The international brewing giant said yesterday that sales of its beers, which also include Grolsch and the increasingly popular Pilsner Urquell, were up four per cent on a volume basis in the year to April, even as the overall beer market fell 5.1 per cent.
“The total market is down, but against that I think you’re seeing the market’s fragmenting between economy beers and premium beers with a squeezed middle ground, and we are benefiting from that because we have several brands in the premium segment,” Gary Haigh, who oversees SABMiller’s UK and Ireland business, told City A.M.
“We have been very cautious on the brand positioning and expanding the brand so we have been able to sustain that premium price,” Haigh added, pointing out that SABMiller maintains its premium perception by only selling in 8,000 of the UK’s roughly 100,000 drinking establishments and expanding at a rate of fewer than 500 a year.
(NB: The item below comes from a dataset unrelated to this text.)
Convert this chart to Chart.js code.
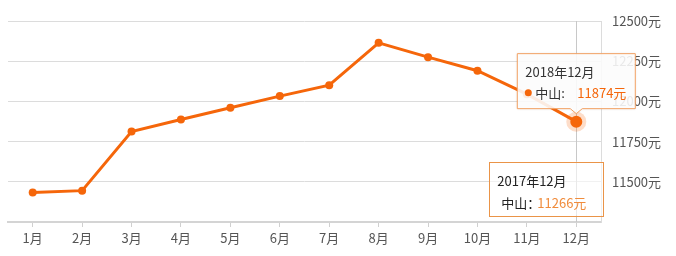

Peroni makes up the large majority of SABMiller’s UK sales, although Pilsner Urquell grew 10 per cent in the year.
SABMiller, which makes 75 per cent of its cash in emerging markets in Africa, Latin America and Asia, saw revenues rise 10 per cent in the year although profits before tax fell 16 per cent due to the impact of one off charges related to restructuring. Without these charges profits were up 11 per cent at $5.6bn (£3.7bn) while group sales were $34.5bn.
Asia Pacific was the biggest area of growth on a sales by volume basis, with North America the only market to see a decline.
The company’s shares, which were trading at all-time highs earlier this month, declined yesterday as analysts warned over the outlook in South Africa and Columbia.